#### What is expected:
Transcribe all the entries word for word, but omit the images.

+++

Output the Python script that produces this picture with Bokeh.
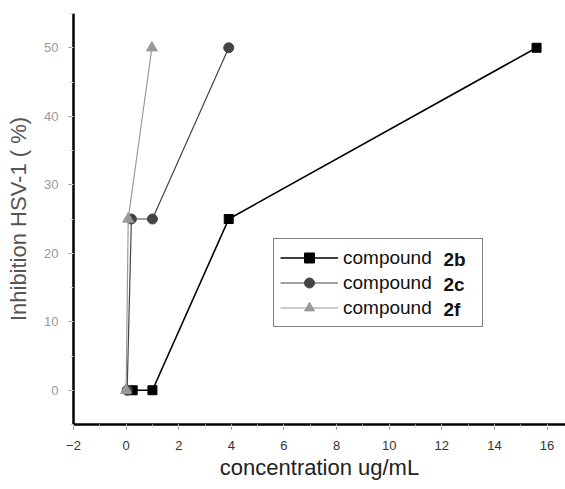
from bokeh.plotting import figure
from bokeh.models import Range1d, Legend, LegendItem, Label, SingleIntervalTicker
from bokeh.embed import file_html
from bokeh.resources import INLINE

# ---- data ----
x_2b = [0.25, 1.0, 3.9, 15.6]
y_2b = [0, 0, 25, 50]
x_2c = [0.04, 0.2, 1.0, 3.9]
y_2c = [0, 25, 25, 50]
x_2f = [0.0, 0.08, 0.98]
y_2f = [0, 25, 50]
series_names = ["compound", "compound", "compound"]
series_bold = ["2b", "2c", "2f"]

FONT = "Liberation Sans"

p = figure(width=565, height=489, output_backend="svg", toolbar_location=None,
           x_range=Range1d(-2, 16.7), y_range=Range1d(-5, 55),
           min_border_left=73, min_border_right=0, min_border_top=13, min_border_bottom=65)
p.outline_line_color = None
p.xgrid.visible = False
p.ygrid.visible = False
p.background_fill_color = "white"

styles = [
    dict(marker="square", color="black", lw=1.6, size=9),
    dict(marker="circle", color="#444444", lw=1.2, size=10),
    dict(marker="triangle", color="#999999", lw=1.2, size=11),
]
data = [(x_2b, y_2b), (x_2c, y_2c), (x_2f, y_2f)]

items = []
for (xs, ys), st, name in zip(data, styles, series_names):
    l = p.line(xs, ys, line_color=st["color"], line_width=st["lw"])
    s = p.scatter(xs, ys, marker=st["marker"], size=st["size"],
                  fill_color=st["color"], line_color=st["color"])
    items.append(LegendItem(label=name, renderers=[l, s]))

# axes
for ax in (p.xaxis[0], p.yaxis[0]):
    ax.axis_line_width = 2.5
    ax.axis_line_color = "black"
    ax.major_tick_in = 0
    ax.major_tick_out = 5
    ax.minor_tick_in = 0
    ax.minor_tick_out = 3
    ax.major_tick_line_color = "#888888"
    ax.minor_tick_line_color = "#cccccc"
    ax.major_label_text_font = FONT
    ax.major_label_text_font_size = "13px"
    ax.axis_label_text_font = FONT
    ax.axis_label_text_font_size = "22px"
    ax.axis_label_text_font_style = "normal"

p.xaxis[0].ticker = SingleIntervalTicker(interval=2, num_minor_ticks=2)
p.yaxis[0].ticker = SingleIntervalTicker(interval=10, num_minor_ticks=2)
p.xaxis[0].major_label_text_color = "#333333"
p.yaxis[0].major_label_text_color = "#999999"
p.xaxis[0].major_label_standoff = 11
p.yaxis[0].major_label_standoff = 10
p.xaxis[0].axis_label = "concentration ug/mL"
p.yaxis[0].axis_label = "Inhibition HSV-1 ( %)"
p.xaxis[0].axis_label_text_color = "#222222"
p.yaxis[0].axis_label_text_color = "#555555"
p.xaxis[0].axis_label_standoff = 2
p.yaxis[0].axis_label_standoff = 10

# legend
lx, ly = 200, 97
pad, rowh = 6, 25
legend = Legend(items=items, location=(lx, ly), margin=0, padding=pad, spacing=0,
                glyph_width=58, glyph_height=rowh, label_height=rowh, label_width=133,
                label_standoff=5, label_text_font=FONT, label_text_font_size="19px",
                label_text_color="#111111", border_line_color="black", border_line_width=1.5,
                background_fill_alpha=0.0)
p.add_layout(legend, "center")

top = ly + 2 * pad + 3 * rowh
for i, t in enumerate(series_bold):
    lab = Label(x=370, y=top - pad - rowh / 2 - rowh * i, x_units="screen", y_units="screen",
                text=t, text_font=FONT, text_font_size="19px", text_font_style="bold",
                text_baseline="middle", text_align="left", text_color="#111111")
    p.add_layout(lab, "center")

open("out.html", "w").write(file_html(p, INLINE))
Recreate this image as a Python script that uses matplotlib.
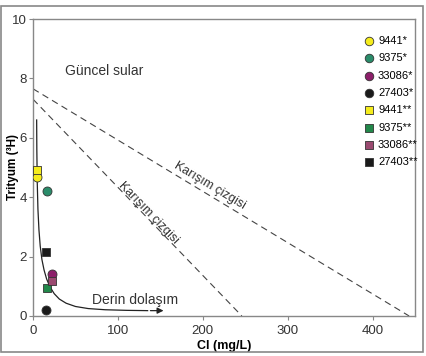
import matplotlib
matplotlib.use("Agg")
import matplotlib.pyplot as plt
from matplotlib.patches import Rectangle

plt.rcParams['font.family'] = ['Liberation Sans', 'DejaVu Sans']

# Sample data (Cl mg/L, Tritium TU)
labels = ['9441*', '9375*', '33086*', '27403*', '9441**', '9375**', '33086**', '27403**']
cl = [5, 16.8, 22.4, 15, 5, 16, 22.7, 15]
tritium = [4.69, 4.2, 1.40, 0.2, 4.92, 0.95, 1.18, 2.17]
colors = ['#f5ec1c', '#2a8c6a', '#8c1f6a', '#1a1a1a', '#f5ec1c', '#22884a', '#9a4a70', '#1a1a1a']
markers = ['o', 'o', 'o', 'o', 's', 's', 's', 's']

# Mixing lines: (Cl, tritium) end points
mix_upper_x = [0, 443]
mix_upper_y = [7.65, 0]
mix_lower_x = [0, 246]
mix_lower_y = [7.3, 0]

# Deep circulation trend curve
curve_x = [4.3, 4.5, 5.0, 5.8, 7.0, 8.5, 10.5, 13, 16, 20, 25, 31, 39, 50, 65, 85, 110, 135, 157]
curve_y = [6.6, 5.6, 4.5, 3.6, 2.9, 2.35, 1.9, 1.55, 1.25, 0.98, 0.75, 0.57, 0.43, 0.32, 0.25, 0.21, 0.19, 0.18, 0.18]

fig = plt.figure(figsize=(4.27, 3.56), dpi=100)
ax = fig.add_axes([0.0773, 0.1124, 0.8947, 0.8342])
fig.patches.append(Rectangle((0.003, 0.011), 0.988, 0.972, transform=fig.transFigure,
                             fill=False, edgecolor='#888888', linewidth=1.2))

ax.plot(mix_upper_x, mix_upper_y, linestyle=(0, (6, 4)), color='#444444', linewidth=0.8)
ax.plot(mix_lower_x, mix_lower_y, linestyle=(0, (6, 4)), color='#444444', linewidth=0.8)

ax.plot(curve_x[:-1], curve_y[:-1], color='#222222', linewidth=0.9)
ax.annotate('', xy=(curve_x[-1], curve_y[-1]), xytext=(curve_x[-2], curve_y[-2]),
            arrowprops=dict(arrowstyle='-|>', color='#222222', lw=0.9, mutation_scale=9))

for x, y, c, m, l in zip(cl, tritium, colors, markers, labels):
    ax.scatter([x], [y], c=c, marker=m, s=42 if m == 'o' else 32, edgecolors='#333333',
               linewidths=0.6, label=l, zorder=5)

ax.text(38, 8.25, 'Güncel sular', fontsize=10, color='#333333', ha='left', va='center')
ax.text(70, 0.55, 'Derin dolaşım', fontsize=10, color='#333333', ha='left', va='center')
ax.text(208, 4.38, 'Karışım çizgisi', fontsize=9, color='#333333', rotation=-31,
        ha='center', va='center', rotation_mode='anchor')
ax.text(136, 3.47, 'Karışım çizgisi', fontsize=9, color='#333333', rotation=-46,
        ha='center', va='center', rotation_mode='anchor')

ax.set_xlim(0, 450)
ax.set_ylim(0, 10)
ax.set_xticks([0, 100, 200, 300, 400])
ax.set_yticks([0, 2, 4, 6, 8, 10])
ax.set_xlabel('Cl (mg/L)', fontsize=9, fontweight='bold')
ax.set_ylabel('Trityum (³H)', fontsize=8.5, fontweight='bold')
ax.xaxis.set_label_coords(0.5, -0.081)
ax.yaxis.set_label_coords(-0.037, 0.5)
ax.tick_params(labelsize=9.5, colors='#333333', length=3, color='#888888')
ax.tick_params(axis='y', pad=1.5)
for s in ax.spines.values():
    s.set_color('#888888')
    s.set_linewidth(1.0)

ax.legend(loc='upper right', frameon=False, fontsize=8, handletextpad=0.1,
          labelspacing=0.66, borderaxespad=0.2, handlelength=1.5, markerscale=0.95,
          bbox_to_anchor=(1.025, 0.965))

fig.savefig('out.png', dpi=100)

+++

#### Written solution:
Output the Python script that produces this picture with Bokeh.
from bokeh.plotting import figure
from bokeh.models import Range1d, Legend, LegendItem, Label, SingleIntervalTicker
from bokeh.embed import file_html
from bokeh.resources import INLINE

# ---- data ----
x_2b = [0.25, 1.0, 3.9, 15.6]
y_2b = [0, 0, 25, 50]
x_2c = [0.04, 0.2, 1.0, 3.9]
y_2c = [0, 25, 25, 50]
x_2f = [0.0, 0.08, 0.98]
y_2f = [0, 25, 50]
series_names = ["compound", "compound", "compound"]
series_bold = ["2b", "2c", "2f"]

FONT = "Liberation Sans"

p = figure(width=565, height=489, output_backend="svg", toolbar_location=None,
           x_range=Range1d(-2, 16.7), y_range=Range1d(-5, 55),
           min_border_left=73, min_border_right=0, min_border_top=13, min_border_bottom=65)
p.outline_line_color = None
p.xgrid.visible = False
p.ygrid.visible = False
p.background_fill_color = "white"

styles = [
    dict(marker="square", color="black", lw=1.6, size=9),
    dict(marker="circle", color="#444444", lw=1.2, size=10),
    dict(marker="triangle", color="#999999", lw=1.2, size=11),
]
data = [(x_2b, y_2b), (x_2c, y_2c), (x_2f, y_2f)]

items = []
for (xs, ys), st, name in zip(data, styles, series_names):
    l = p.line(xs, ys, line_color=st["color"], line_width=st["lw"])
    s = p.scatter(xs, ys, marker=st["marker"], size=st["size"],
                  fill_color=st["color"], line_color=st["color"])
    items.append(LegendItem(label=name, renderers=[l, s]))

# axes
for ax in (p.xaxis[0], p.yaxis[0]):
    ax.axis_line_width = 2.5
    ax.axis_line_color = "black"
    ax.major_tick_in = 0
    ax.major_tick_out = 5
    ax.minor_tick_in = 0
    ax.minor_tick_out = 3
    ax.major_tick_line_color = "#888888"
    ax.minor_tick_line_color = "#cccccc"
    ax.major_label_text_font = FONT
    ax.major_label_text_font_size = "13px"
    ax.axis_label_text_font = FONT
    ax.axis_label_text_font_size = "22px"
    ax.axis_label_text_font_style = "normal"

p.xaxis[0].ticker = SingleIntervalTicker(interval=2, num_minor_ticks=2)
p.yaxis[0].ticker = SingleIntervalTicker(interval=10, num_minor_ticks=2)
p.xaxis[0].major_label_text_color = "#333333"
p.yaxis[0].major_label_text_color = "#999999"
p.xaxis[0].major_label_standoff = 11
p.yaxis[0].major_label_standoff = 10
p.xaxis[0].axis_label = "concentration ug/mL"
p.yaxis[0].axis_label = "Inhibition HSV-1 ( %)"
p.xaxis[0].axis_label_text_color = "#222222"
p.yaxis[0].axis_label_text_color = "#555555"
p.xaxis[0].axis_label_standoff = 2
p.yaxis[0].axis_label_standoff = 10

# legend
lx, ly = 200, 97
pad, rowh = 6, 25
legend = Legend(items=items, location=(lx, ly), margin=0, padding=pad, spacing=0,
                glyph_width=58, glyph_height=rowh, label_height=rowh, label_width=133,
                label_standoff=5, label_text_font=FONT, label_text_font_size="19px",
                label_text_color="#111111", border_line_color="black", border_line_width=1.5,
                background_fill_alpha=0.0)
p.add_layout(legend, "center")

top = ly + 2 * pad + 3 * rowh
for i, t in enumerate(series_bold):
    lab = Label(x=370, y=top - pad - rowh / 2 - rowh * i, x_units="screen", y_units="screen",
                text=t, text_font=FONT, text_font_size="19px", text_font_style="bold",
                text_baseline="middle", text_align="left", text_color="#111111")
    p.add_layout(lab, "center")

open("out.html", "w").write(file_html(p, INLINE))
Recreate this image as a Python script that uses matplotlib.
import matplotlib
matplotlib.use("Agg")
import matplotlib.pyplot as plt
from matplotlib.patches import Rectangle

plt.rcParams['font.family'] = ['Liberation Sans', 'DejaVu Sans']

# Sample data (Cl mg/L, Tritium TU)
labels = ['9441*', '9375*', '33086*', '27403*', '9441**', '9375**', '33086**', '27403**']
cl = [5, 16.8, 22.4, 15, 5, 16, 22.7, 15]
tritium = [4.69, 4.2, 1.40, 0.2, 4.92, 0.95, 1.18, 2.17]
colors = ['#f5ec1c', '#2a8c6a', '#8c1f6a', '#1a1a1a', '#f5ec1c', '#22884a', '#9a4a70', '#1a1a1a']
markers = ['o', 'o', 'o', 'o', 's', 's', 's', 's']

# Mixing lines: (Cl, tritium) end points
mix_upper_x = [0, 443]
mix_upper_y = [7.65, 0]
mix_lower_x = [0, 246]
mix_lower_y = [7.3, 0]

# Deep circulation trend curve
curve_x = [4.3, 4.5, 5.0, 5.8, 7.0, 8.5, 10.5, 13, 16, 20, 25, 31, 39, 50, 65, 85, 110, 135, 157]
curve_y = [6.6, 5.6, 4.5, 3.6, 2.9, 2.35, 1.9, 1.55, 1.25, 0.98, 0.75, 0.57, 0.43, 0.32, 0.25, 0.21, 0.19, 0.18, 0.18]

fig = plt.figure(figsize=(4.27, 3.56), dpi=100)
ax = fig.add_axes([0.0773, 0.1124, 0.8947, 0.8342])
fig.patches.append(Rectangle((0.003, 0.011), 0.988, 0.972, transform=fig.transFigure,
                             fill=False, edgecolor='#888888', linewidth=1.2))

ax.plot(mix_upper_x, mix_upper_y, linestyle=(0, (6, 4)), color='#444444', linewidth=0.8)
ax.plot(mix_lower_x, mix_lower_y, linestyle=(0, (6, 4)), color='#444444', linewidth=0.8)

ax.plot(curve_x[:-1], curve_y[:-1], color='#222222', linewidth=0.9)
ax.annotate('', xy=(curve_x[-1], curve_y[-1]), xytext=(curve_x[-2], curve_y[-2]),
            arrowprops=dict(arrowstyle='-|>', color='#222222', lw=0.9, mutation_scale=9))

for x, y, c, m, l in zip(cl, tritium, colors, markers, labels):
    ax.scatter([x], [y], c=c, marker=m, s=42 if m == 'o' else 32, edgecolors='#333333',
               linewidths=0.6, label=l, zorder=5)

ax.text(38, 8.25, 'Güncel sular', fontsize=10, color='#333333', ha='left', va='center')
ax.text(70, 0.55, 'Derin dolaşım', fontsize=10, color='#333333', ha='left', va='center')
ax.text(208, 4.38, 'Karışım çizgisi', fontsize=9, color='#333333', rotation=-31,
        ha='center', va='center', rotation_mode='anchor')
ax.text(136, 3.47, 'Karışım çizgisi', fontsize=9, color='#333333', rotation=-46,
        ha='center', va='center', rotation_mode='anchor')

ax.set_xlim(0, 450)
ax.set_ylim(0, 10)
ax.set_xticks([0, 100, 200, 300, 400])
ax.set_yticks([0, 2, 4, 6, 8, 10])
ax.set_xlabel('Cl (mg/L)', fontsize=9, fontweight='bold')
ax.set_ylabel('Trityum (³H)', fontsize=8.5, fontweight='bold')
ax.xaxis.set_label_coords(0.5, -0.081)
ax.yaxis.set_label_coords(-0.037, 0.5)
ax.tick_params(labelsize=9.5, colors='#333333', length=3, color='#888888')
ax.tick_params(axis='y', pad=1.5)
for s in ax.spines.values():
    s.set_color('#888888')
    s.set_linewidth(1.0)

ax.legend(loc='upper right', frameon=False, fontsize=8, handletextpad=0.1,
          labelspacing=0.66, borderaxespad=0.2, handlelength=1.5, markerscale=0.95,
          bbox_to_anchor=(1.025, 0.965))

fig.savefig('out.png', dpi=100)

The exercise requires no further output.